The SOBER guidelines

Psychology should be serious about standardising its measures - and it currently is not. But who should enforce this call to raise the bar on measurement and rein in ad-hockery? There are many stakeholders able to shape scientists’ behaviours through meaningful policies, but we believe journals in general, and in particular psychology journals promoting robust science - including Communications Psychology, should implement policies to raise the quality of psychological science. Here, we propose the Standardisation Of BEhavior Research (SOBER) guidelines that specifically address issues of flexibility and norming in measurement (see Table 1).
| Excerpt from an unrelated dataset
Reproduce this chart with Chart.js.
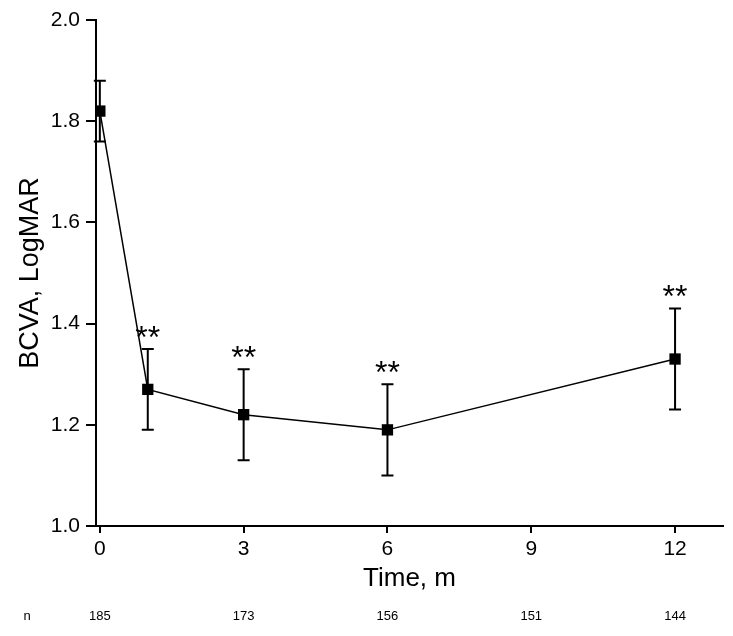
<!DOCTYPE html>
<html>
<head>
<meta charset="utf-8">
<script src="https://cdn.jsdelivr.net/npm/chart.js@4.4.1/dist/chart.umd.min.js"></script>
<style>
  html, body { margin: 0; padding: 0; background: #fff; }
  #wrap { width: 733px; height: 636px; }
</style>
</head>
<body>
<div id="wrap"><canvas id="bcvaChart"></canvas></div>
<script>
// time points (months) and mean BCVA with error bar ends
const months = [0, 1, 3, 6, 12];
const meanBcva = [1.82, 1.27, 1.22, 1.19, 1.33];
const upperBcva = [1.88, 1.35, 1.31, 1.28, 1.43];
const lowerBcva = [1.76, 1.19, 1.13, 1.10, 1.23];
const stars = ["", "**", "**", "**", "**"];

const xTicks = [0, 3, 6, 9, 12];
const yTicks = [1.0, 1.2, 1.4, 1.6, 1.8, 2.0];

// patients per time point, printed under the axis
const nMonths = [0, 3, 6, 9, 12];
const nCounts = [185, 173, 156, 151, 144];

const FONT = "'Liberation Sans', Arial, sans-serif";

const errorBars = {
    id: "errorBars",
    beforeDatasetsDraw(chart) {
        const ctx = chart.ctx;
        const x = chart.scales.x;
        const y = chart.scales.y;
        ctx.save();
        ctx.strokeStyle = "#000";
        ctx.lineWidth = 2;
        months.forEach(function (m, i) {
            const px = x.getPixelForValue(m);
            const top = y.getPixelForValue(upperBcva[i]);
            const bot = y.getPixelForValue(lowerBcva[i]);
            ctx.beginPath();
            ctx.moveTo(px, top);
            ctx.lineTo(px, bot);
            ctx.moveTo(px - 6, top);
            ctx.lineTo(px + 6, top);
            ctx.moveTo(px - 6, bot);
            ctx.lineTo(px + 6, bot);
            ctx.stroke();
        });
        ctx.restore();
    },
    afterDraw(chart) {
        const ctx = chart.ctx;
        const x = chart.scales.x;
        const y = chart.scales.y;
        ctx.save();
        ctx.fillStyle = "#000";
        ctx.textAlign = "center";
        ctx.textBaseline = "alphabetic";
        ctx.font = "32px " + FONT;
        months.forEach(function (m, i) {
            if (!stars[i]) return;
            ctx.fillText(stars[i], x.getPixelForValue(m), y.getPixelForValue(upperBcva[i]) - 1);
        });

        ctx.font = "13px " + FONT;
        ctx.textBaseline = "middle";
        ctx.fillText("n", 27, 616);
        nMonths.forEach(function (m, i) {
            ctx.fillText(String(nCounts[i]), x.getPixelForValue(m), 616);
        });
        ctx.restore();
    }
};

new Chart(document.getElementById("bcvaChart"), {
    type: "scatter",
    data: {
        datasets: [{
            data: months.map(function (m, i) { return { x: m, y: meanBcva[i] }; }),
            showLine: true,
            borderColor: "#000",
            borderWidth: 1.5,
            pointStyle: "rect",
            pointRadius: 8,
            pointHoverRadius: 8,
            pointBackgroundColor: "#000",
            pointBorderColor: "#000",
            pointBorderWidth: 0
        }]
    },
    options: {
        responsive: true,
        maintainAspectRatio: false,
        animation: false,
        events: [],
        layout: { padding: { top: 20, right: 10, bottom: 0, left: 0 } },
        plugins: {
            legend: { display: false },
            tooltip: { enabled: false }
        },
        scales: {
            x: {
                type: "linear",
                min: -0.08,
                max: 13,
                afterBuildTicks: function (axis) {
                    axis.ticks = xTicks.map(function (v) { return { value: v }; });
                },
                afterFit: function (axis) { axis.height = 110; },
                grid: { drawOnChartArea: false, drawTicks: true, tickLength: 7, color: "#000", lineWidth: 2 },
                border: { display: true, color: "#000", width: 2 },
                ticks: { color: "#000", padding: 4, maxRotation: 0, font: { family: FONT, size: 21 } },
                title: {
                    display: true,
                    text: "Time, m",
                    color: "#000",
                    font: { family: FONT, size: 26 },
                    padding: { top: 0, bottom: 42 }
                }
            },
            y: {
                min: 1.0,
                max: 2.0,
                afterBuildTicks: function (axis) {
                    axis.ticks = yTicks.map(function (v) { return { value: v }; });
                },
                afterFit: function (axis) { axis.width = 96; },
                grid: { drawOnChartArea: false, drawTicks: true, tickLength: 10, color: "#000", lineWidth: 2 },
                border: { display: true, color: "#000", width: 2 },
                ticks: {
                    color: "#000",
                    padding: 6,
                    font: { family: FONT, size: 21 },
                    callback: function (v) { return Number(v).toFixed(1); }
                },
                title: {
                    display: true,
                    text: "BCVA, LogMAR",
                    color: "#000",
                    font: { family: FONT, size: 27 },
                    padding: { top: 14, bottom: 0 }
                }
            }
        }
    },
    plugins: [errorBars]
});
</script>
</body>
</html>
Table 1 The SOBER policies for psychological journals; how authors comply with them, and how they should be enforced by editors and reviewers.

Moving forward

Across the psychological landscape, we call on research communities to (1) recognise measurement flexibility, similar to the widely acknowledged issues related to p-hacking, as a serious threat to scientific credibility, and (2) set and use continuously updated and validated standards for measurement and standard reporting guidelines that are maintained and updated with new evidence.

To this end, we envision an open repository of measurement protocols, one that fills the gap left by academic publishers after the decline of paper-pencil measures, with implementations for widely used study tools, test norms, standard scoring rules, and machine-readable metadata. This repository would facilitate discovery of measures, scrutiny of design decisions, meta-science through a systematic assessment of research practices. It would permit large language models to independently assess semantic overlap and reliability, and possibly even estimate discriminant and convergent validity, of newly developed measures against those already stored in a repository.

Scrutiny of the details of previous work’s measures is necessary to both inform how we should interpret existing findings and to increase measures’ future reuse potential. Transparency about the fine grain details of our measures allows others to reuse them with fidelity, and allows for the fidelity of measures to be checked between studies. These aspects of transparency and their scientific benefits have yet to be tapped by our field. If we want to build a cumulative evidence base in psychology, we need to standardise our measures and protocols. Psychologists need to stop remixing and recycling, and start reusing (measures, not toothbrushes).